Material for this task:
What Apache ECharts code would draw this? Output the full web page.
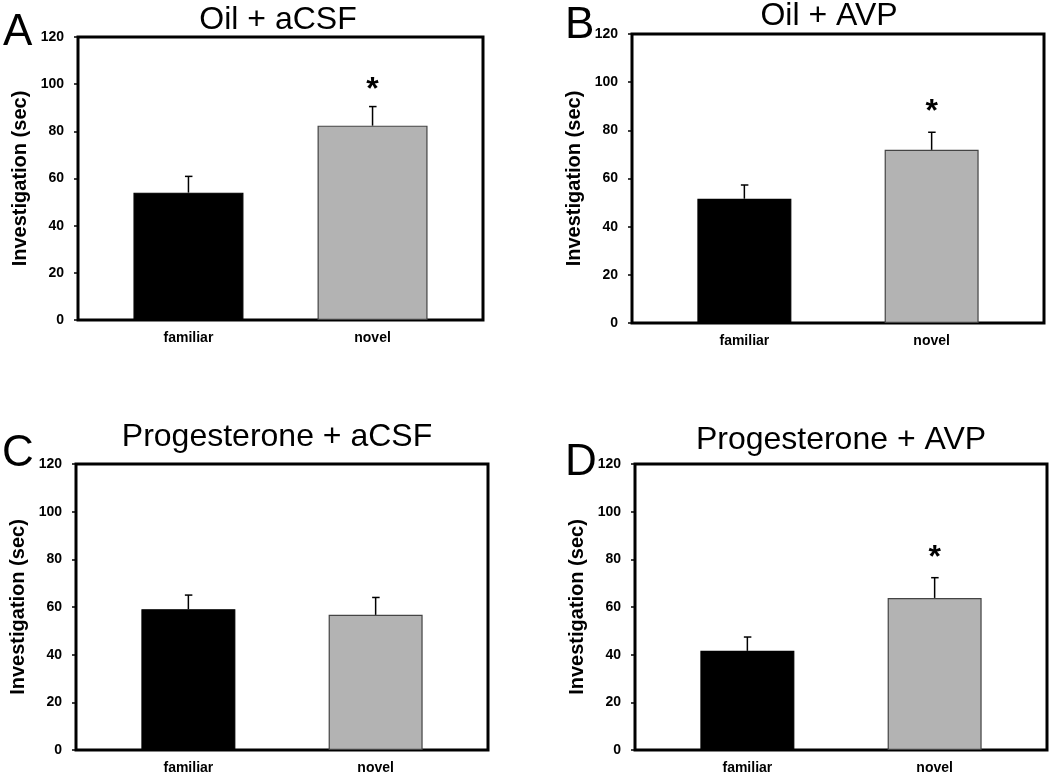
<!DOCTYPE html>
<html>
<head>
<meta charset="utf-8">
<script src="https://cdn.jsdelivr.net/npm/echarts@6/dist/echarts.min.js"></script>
<style>
html,body{margin:0;padding:0;background:#fff;}
#chart{width:1050px;height:775px;}
</style>
</head>
<body>
<div id="chart"></div>
<script>
// ---- data ----
const categories = ['familiar', 'novel'];
const panelLetters = ['A', 'B', 'C', 'D'];
const panelTitles = ['Oil + aCSF', 'Oil + AVP', 'Progesterone + aCSF', 'Progesterone + AVP'];
const yTicks = [0, 20, 40, 60, 80, 100, 120];
const yAxisName = 'Investigation (sec)';

const meansA = [54.0, 82.4];
const semA   = [6.9, 8.1];
const meansB = [51.6, 71.9];
const semB   = [5.7, 7.3];
const meansC = [59.1, 56.7];
const semC   = [5.9, 7.3];
const meansD = [41.6, 63.8];
const semD   = [5.8, 8.5];
// significance asterisk height (value units), null = none
const sigA = [null, 100];
const sigB = [null, 90];
const sigC = [null, null];
const sigD = [null, 83];

const panelMeans = [meansA, meansB, meansC, meansD];
const panelSems = [semA, semB, semC, semD];
const panelSigs = [sigA, sigB, sigC, sigD];

// ---- layout ----
const FONT = "'Liberation Sans', Arial, sans-serif";
const grids = [
  {left: 78, top: 37, width: 405, height: 283},
  {left: 632, top: 34, width: 412, height: 289},
  {left: 76, top: 464, width: 412, height: 288},
  {left: 635, top: 464, width: 412, height: 288}
];
const barWidths = [110, 94, 94, 94];
const letterPos = [[3, 11], [565, 4], [2, 432], [565, 441]];
const titlePos = [[278, 20], [829, 16], [277, 437], [841, 440]];
const barColors = ['#000000', '#b3b3b3'];
const barBorders = ['#000000', '#444444'];

const chart = echarts.init(document.getElementById('chart'), null, {renderer: 'canvas'});

const gridOpts = grids.map(g => Object.assign({}, g, {
  show: true, borderColor: '#000', borderWidth: 3, backgroundColor: 'transparent', containLabel: false
}));

const xAxes = grids.map((g, i) => ({
  gridIndex: i, type: 'value', min: -0.6, max: 1.6,
  axisLine: {show: false, onZero: false}, axisTick: {show: false}, splitLine: {show: false},
  axisLabel: {
    customValues: [0, 1],
    formatter: v => (Math.abs(v - Math.round(v)) < 1e-6 && categories[Math.round(v)]) ? categories[Math.round(v)] : '',
    fontSize: 14, fontWeight: 'bold', color: '#000', fontFamily: FONT, margin: 11
  }
}));

const yAxes = grids.map((g, i) => ({
  gridIndex: i, type: 'value', min: yTicks[0], max: yTicks[yTicks.length - 1], interval: yTicks[1] - yTicks[0],
  axisLine: {show: false, onZero: false}, splitLine: {show: false},
  axisTick: {show: true, inside: false, length: 4, lineStyle: {color: '#000', width: 1.5}},
  axisLabel: {fontSize: 14, fontWeight: 'bold', color: '#000', fontFamily: FONT, margin: 14},
  name: yAxisName, nameLocation: 'middle', nameGap: 48,
  nameTextStyle: {fontSize: 20, fontWeight: 'bold', color: '#000', fontFamily: FONT}
}));

const series = [];
panelMeans.forEach((means, i) => {
  series.push({
    type: 'bar', xAxisIndex: i, yAxisIndex: i, barWidth: barWidths[i],
    data: means.map((m, j) => ({
      value: [j, m],
      itemStyle: {color: barColors[j], borderColor: barBorders[j], borderWidth: 1.2}
    })),
    silent: true
  });
  series.push({
    type: 'custom', xAxisIndex: i, yAxisIndex: i, z: 3, silent: true,
    data: means.map((m, j) => [j, m, panelSems[i][j]]),
    renderItem: (params, api) => {
      const x = api.value(0), m = api.value(1), e = api.value(2);
      const p0 = api.coord([x, m]);
      const p1 = api.coord([x, m + e]);
      const st = {stroke: '#000', lineWidth: 1.5};
      return {
        type: 'group', children: [
          {type: 'line', shape: {x1: p0[0], y1: p0[1], x2: p1[0], y2: p1[1]}, style: st},
          {type: 'line', shape: {x1: p1[0] - 3.5, y1: p1[1], x2: p1[0] + 4, y2: p1[1]}, style: st}
        ]
      };
    }
  });
  const sigData = panelSigs[i].map((s, j) => s == null ? null : [j, s]).filter(d => d);
  if (sigData.length) {
    series.push({
      type: 'custom', xAxisIndex: i, yAxisIndex: i, z: 4, silent: true,
      data: sigData,
      renderItem: (params, api) => {
        const p = api.coord([api.value(0), api.value(1)]);
        return {
          type: 'text', x: p[0], y: p[1] + 6,
          style: {text: '*', fontSize: 32, fontWeight: 'bold', fontFamily: FONT, fill: '#000',
                  textAlign: 'center', textVerticalAlign: 'middle'}
        };
      }
    });
  }
});

const graphics = [];
panelLetters.forEach((L, i) => {
  graphics.push({
    type: 'text', left: letterPos[i][0], top: letterPos[i][1],
    style: {text: L, fontSize: 44, fontFamily: FONT, fill: '#000'}
  });
  graphics.push({
    type: 'text', x: titlePos[i][0], y: titlePos[i][1],
    style: {text: panelTitles[i], fontSize: 32, fontFamily: FONT, fill: '#000',
            textAlign: 'center', textVerticalAlign: 'middle'}
  });
});

chart.setOption({
  animation: false,
  backgroundColor: '#fff',
  grid: gridOpts,
  xAxis: xAxes,
  yAxis: yAxes,
  series: series,
  graphic: graphics
});
</script>
</body>
</html>
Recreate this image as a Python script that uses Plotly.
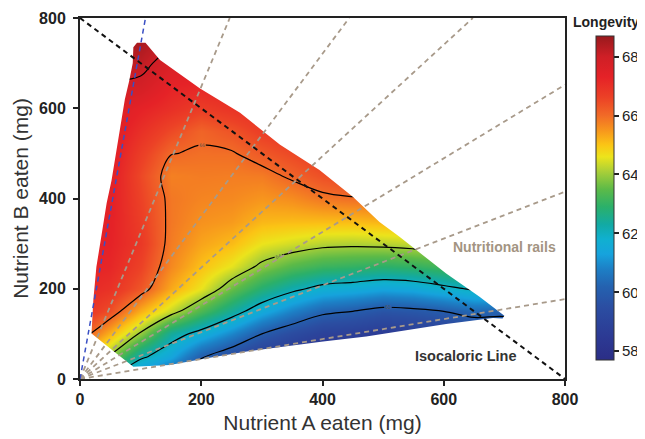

Objective: Would you return the data exactly as written, without the pictures?

Problem solution:
What Apache ECharts code would draw this? Output the full web page.
<!DOCTYPE html>
<html>
<head>
<meta charset="utf-8">
<script src="https://cdn.jsdelivr.net/npm/echarts@6/dist/echarts.min.js"></script>
<style>
html,body{margin:0;padding:0;background:#fff;}
#chart{width:1050px;height:775px;}
</style>
</head>
<body>
<div id="chart"></div>
<script>
// ---- data ----
const categories = ['familiar', 'novel'];
const panelLetters = ['A', 'B', 'C', 'D'];
const panelTitles = ['Oil + aCSF', 'Oil + AVP', 'Progesterone + aCSF', 'Progesterone + AVP'];
const yTicks = [0, 20, 40, 60, 80, 100, 120];
const yAxisName = 'Investigation (sec)';

const meansA = [54.0, 82.4];
const semA   = [6.9, 8.1];
const meansB = [51.6, 71.9];
const semB   = [5.7, 7.3];
const meansC = [59.1, 56.7];
const semC   = [5.9, 7.3];
const meansD = [41.6, 63.8];
const semD   = [5.8, 8.5];
// significance asterisk height (value units), null = none
const sigA = [null, 100];
const sigB = [null, 90];
const sigC = [null, null];
const sigD = [null, 83];

const panelMeans = [meansA, meansB, meansC, meansD];
const panelSems = [semA, semB, semC, semD];
const panelSigs = [sigA, sigB, sigC, sigD];

// ---- layout ----
const FONT = "'Liberation Sans', Arial, sans-serif";
const grids = [
  {left: 78, top: 37, width: 405, height: 283},
  {left: 632, top: 34, width: 412, height: 289},
  {left: 76, top: 464, width: 412, height: 288},
  {left: 635, top: 464, width: 412, height: 288}
];
const barWidths = [110, 94, 94, 94];
const letterPos = [[3, 11], [565, 4], [2, 432], [565, 441]];
const titlePos = [[278, 20], [829, 16], [277, 437], [841, 440]];
const barColors = ['#000000', '#b3b3b3'];
const barBorders = ['#000000', '#444444'];

const chart = echarts.init(document.getElementById('chart'), null, {renderer: 'canvas'});

const gridOpts = grids.map(g => Object.assign({}, g, {
  show: true, borderColor: '#000', borderWidth: 3, backgroundColor: 'transparent', containLabel: false
}));

const xAxes = grids.map((g, i) => ({
  gridIndex: i, type: 'value', min: -0.6, max: 1.6,
  axisLine: {show: false, onZero: false}, axisTick: {show: false}, splitLine: {show: false},
  axisLabel: {
    customValues: [0, 1],
    formatter: v => (Math.abs(v - Math.round(v)) < 1e-6 && categories[Math.round(v)]) ? categories[Math.round(v)] : '',
    fontSize: 14, fontWeight: 'bold', color: '#000', fontFamily: FONT, margin: 11
  }
}));

const yAxes = grids.map((g, i) => ({
  gridIndex: i, type: 'value', min: yTicks[0], max: yTicks[yTicks.length - 1], interval: yTicks[1] - yTicks[0],
  axisLine: {show: false, onZero: false}, splitLine: {show: false},
  axisTick: {show: true, inside: false, length: 4, lineStyle: {color: '#000', width: 1.5}},
  axisLabel: {fontSize: 14, fontWeight: 'bold', color: '#000', fontFamily: FONT, margin: 14},
  name: yAxisName, nameLocation: 'middle', nameGap: 48,
  nameTextStyle: {fontSize: 20, fontWeight: 'bold', color: '#000', fontFamily: FONT}
}));

const series = [];
panelMeans.forEach((means, i) => {
  series.push({
    type: 'bar', xAxisIndex: i, yAxisIndex: i, barWidth: barWidths[i],
    data: means.map((m, j) => ({
      value: [j, m],
      itemStyle: {color: barColors[j], borderColor: barBorders[j], borderWidth: 1.2}
    })),
    silent: true
  });
  series.push({
    type: 'custom', xAxisIndex: i, yAxisIndex: i, z: 3, silent: true,
    data: means.map((m, j) => [j, m, panelSems[i][j]]),
    renderItem: (params, api) => {
      const x = api.value(0), m = api.value(1), e = api.value(2);
      const p0 = api.coord([x, m]);
      const p1 = api.coord([x, m + e]);
      const st = {stroke: '#000', lineWidth: 1.5};
      return {
        type: 'group', children: [
          {type: 'line', shape: {x1: p0[0], y1: p0[1], x2: p1[0], y2: p1[1]}, style: st},
          {type: 'line', shape: {x1: p1[0] - 3.5, y1: p1[1], x2: p1[0] + 4, y2: p1[1]}, style: st}
        ]
      };
    }
  });
  const sigData = panelSigs[i].map((s, j) => s == null ? null : [j, s]).filter(d => d);
  if (sigData.length) {
    series.push({
      type: 'custom', xAxisIndex: i, yAxisIndex: i, z: 4, silent: true,
      data: sigData,
      renderItem: (params, api) => {
        const p = api.coord([api.value(0), api.value(1)]);
        return {
          type: 'text', x: p[0], y: p[1] + 6,
          style: {text: '*', fontSize: 32, fontWeight: 'bold', fontFamily: FONT, fill: '#000',
                  textAlign: 'center', textVerticalAlign: 'middle'}
        };
      }
    });
  }
});

const graphics = [];
panelLetters.forEach((L, i) => {
  graphics.push({
    type: 'text', left: letterPos[i][0], top: letterPos[i][1],
    style: {text: L, fontSize: 44, fontFamily: FONT, fill: '#000'}
  });
  graphics.push({
    type: 'text', x: titlePos[i][0], y: titlePos[i][1],
    style: {text: panelTitles[i], fontSize: 32, fontFamily: FONT, fill: '#000',
            textAlign: 'center', textVerticalAlign: 'middle'}
  });
});

chart.setOption({
  animation: false,
  backgroundColor: '#fff',
  grid: gridOpts,
  xAxis: xAxes,
  yAxis: yAxes,
  series: series,
  graphic: graphics
});
</script>
</body>
</html>
Recreate this image as a Python script that uses Plotly.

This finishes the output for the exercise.